* Set task:
With the pictures left out, copy the listing below exactly.

━━━━━━

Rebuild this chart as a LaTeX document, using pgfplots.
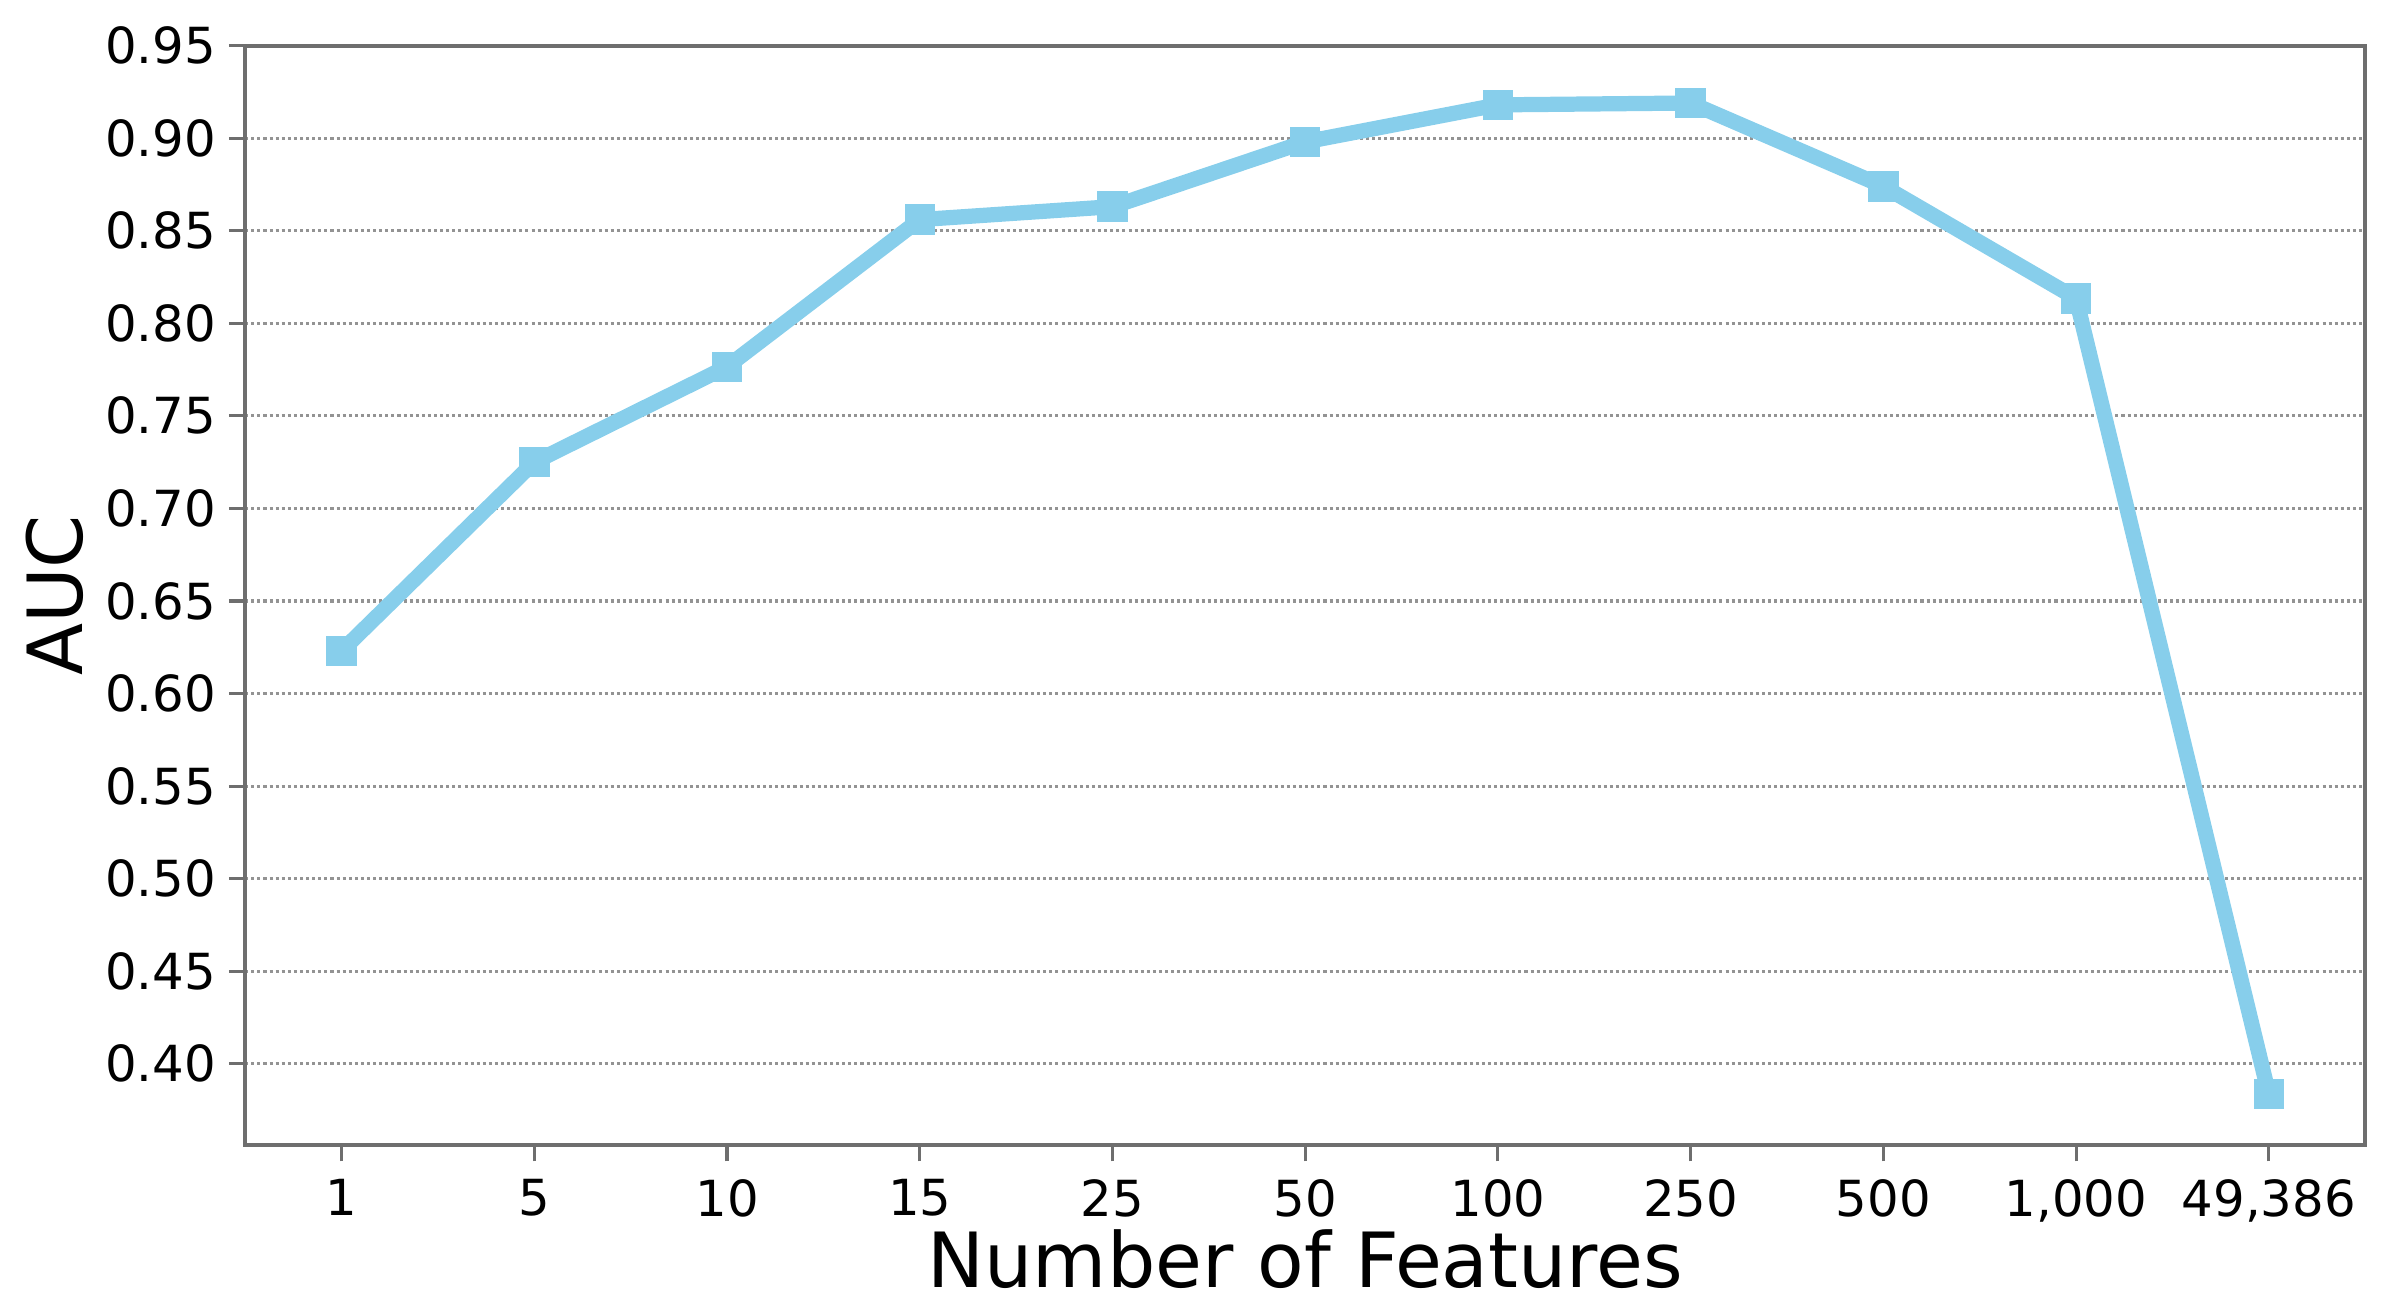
\documentclass[border=0pt]{standalone}
\usepackage{fontspec}
\setmainfont{DejaVu Sans}
\usepackage{pgfplots}
\pgfplotsset{compat=1.18}
\definecolor{skyblue}{RGB}{135,206,235}
\definecolor{spinegray}{RGB}{110,110,110}
\begin{document}
\begin{tikzpicture}
\useasboundingbox (-48.3pt,-32.7pt) rectangle (422.1pt,225.6pt);
\begin{axis}[
  at={(0,0)}, anchor=south west,
  scale only axis,
  width=417.6pt, height=216.6pt,
  xmin=-0.5, xmax=10.5,
  ymin=0.356, ymax=0.95,
  xtick={0,1,2,3,4,5,6,7,8,9,10},
  xticklabels={1,5,10,15,25,50,100,250,500,{1,000},{49,386}},
  ytick={0.40,0.45,0.50,0.55,0.60,0.65,0.70,0.75,0.80,0.85,0.90,0.95},
  yticklabel style={xshift=1.0pt, /pgf/number format/fixed, /pgf/number format/fixed zerofill, /pgf/number format/precision=2},
  /pgf/number format/assume math mode=true,
  tick label style={font=\fontsize{9.8}{11}\selectfont, black},
  tick align=outside,
  major tick length=3.2pt,
  tick style={spinegray, line width=0.6pt},
  xtick pos=bottom, ytick pos=left,
  axis line style={spinegray, line width=0.8pt},
  ymajorgrids,
  grid style={gray!85, dash pattern=on 0.6pt off 0.6pt, line width=0.6pt},
  xlabel={Number of Features},
  ylabel={AUC},
  label style={font=\fontsize{15}{18}\selectfont},
  xlabel style={at={(0.5,0)}, anchor=base, yshift=-28pt},
  ylabel style={anchor=center},
  every axis y label/.append style={at={(-37.5pt,108.3pt)}},
  clip=false,
]
\addplot[skyblue, line width=3.0pt, mark=square*, mark size=2.9pt,
  mark options={fill=skyblue, draw=skyblue, line width=0pt}]
coordinates {
(0,0.623) (1,0.725) (2,0.7765) (3,0.856) (4,0.863) (5,0.898)
(6,0.918) (7,0.919) (8,0.874) (9,0.8135) (10,0.3836)
};
\end{axis}
\end{tikzpicture}
\end{document}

━━━━━━

* Solved problem:
Rebuild this chart as a LaTeX document, using pgfplots.
\documentclass[border=0pt]{standalone}
\usepackage{fontspec}
\setmainfont{DejaVu Sans}
\usepackage{pgfplots}
\pgfplotsset{compat=1.18}
\definecolor{skyblue}{RGB}{135,206,235}
\definecolor{spinegray}{RGB}{110,110,110}
\begin{document}
\begin{tikzpicture}
\useasboundingbox (-48.3pt,-32.7pt) rectangle (422.1pt,225.6pt);
\begin{axis}[
  at={(0,0)}, anchor=south west,
  scale only axis,
  width=417.6pt, height=216.6pt,
  xmin=-0.5, xmax=10.5,
  ymin=0.356, ymax=0.95,
  xtick={0,1,2,3,4,5,6,7,8,9,10},
  xticklabels={1,5,10,15,25,50,100,250,500,{1,000},{49,386}},
  ytick={0.40,0.45,0.50,0.55,0.60,0.65,0.70,0.75,0.80,0.85,0.90,0.95},
  yticklabel style={xshift=1.0pt, /pgf/number format/fixed, /pgf/number format/fixed zerofill, /pgf/number format/precision=2},
  /pgf/number format/assume math mode=true,
  tick label style={font=\fontsize{9.8}{11}\selectfont, black},
  tick align=outside,
  major tick length=3.2pt,
  tick style={spinegray, line width=0.6pt},
  xtick pos=bottom, ytick pos=left,
  axis line style={spinegray, line width=0.8pt},
  ymajorgrids,
  grid style={gray!85, dash pattern=on 0.6pt off 0.6pt, line width=0.6pt},
  xlabel={Number of Features},
  ylabel={AUC},
  label style={font=\fontsize{15}{18}\selectfont},
  xlabel style={at={(0.5,0)}, anchor=base, yshift=-28pt},
  ylabel style={anchor=center},
  every axis y label/.append style={at={(-37.5pt,108.3pt)}},
  clip=false,
]
\addplot[skyblue, line width=3.0pt, mark=square*, mark size=2.9pt,
  mark options={fill=skyblue, draw=skyblue, line width=0pt}]
coordinates {
(0,0.623) (1,0.725) (2,0.7765) (3,0.856) (4,0.863) (5,0.898)
(6,0.918) (7,0.919) (8,0.874) (9,0.8135) (10,0.3836)
};
\end{axis}
\end{tikzpicture}
\end{document}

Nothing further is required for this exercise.